= Maaike van Kooten =

Canadian optical engineer

Maaike Anna Maria van Kooten (born 1992) is a Canadian optical engineer who works at the NRC Herzberg Astronomy and Astrophysics Research Centre in Victoria, British Columbia, where she develops and researches adaptive optics for astronomical applications.

==Early life, education, and career==
Van Kooten was born in 1992 in Richmond, British Columbia. She grew up in British Columbia as one of four daughters of Gerrit Cornelis (Kees) van Kooten, a Dutch and Canadian natural resource economist at the University of British Columbia and later the University of Victoria. Her father also had an appointment at Wageningen University in the Netherlands, and she lived there and in Reno, Nevada before completing her high school education at Lambrick Park Secondary School in Saanich, British Columbia.

She majored in physics and astronomy at the University of Victoria, during which she spent three co-op terms at the Herzberg Research Centre, working in public outreach, analyzing astronomical data, and working with fiber optics in an optics laboratory. After graduating in 2014, she went on to receive a master's degree in mechanical engineering at the University of Victoria in 2016.

Aiming for a doctoral program focusing on astronomical instrumentation, van Kooten continued her studies at Leiden University in the Netherlands. She completed her doctorate there in 2020. Her dissertation, Predicting the future: Predictive control for astronomical adaptive optics, was promoted by Niek Doelman and co-promoted by Matthew Kenworthy.

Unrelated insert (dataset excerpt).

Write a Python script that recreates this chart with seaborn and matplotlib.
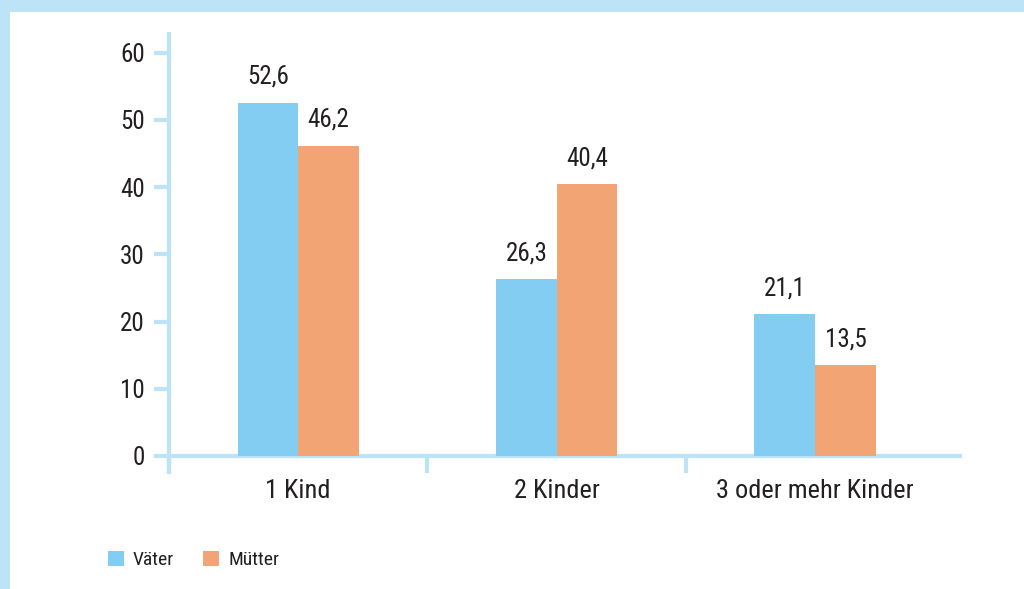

She returned to Canada and the Herzberg Centre after postdoctoral research with Rebecca Jensen-Clem at the University of California, Santa Cruz.

==Recognition==
Van Kooten was a 2025 recipient of the New Horizons in Physics Prize, awarded to her and her collaborators (Jensen-Clem and Sebastiaan Haffert) "for demonstrating new extreme adaptive optics techniques that will allow the direct detection of the smallest exoplanets".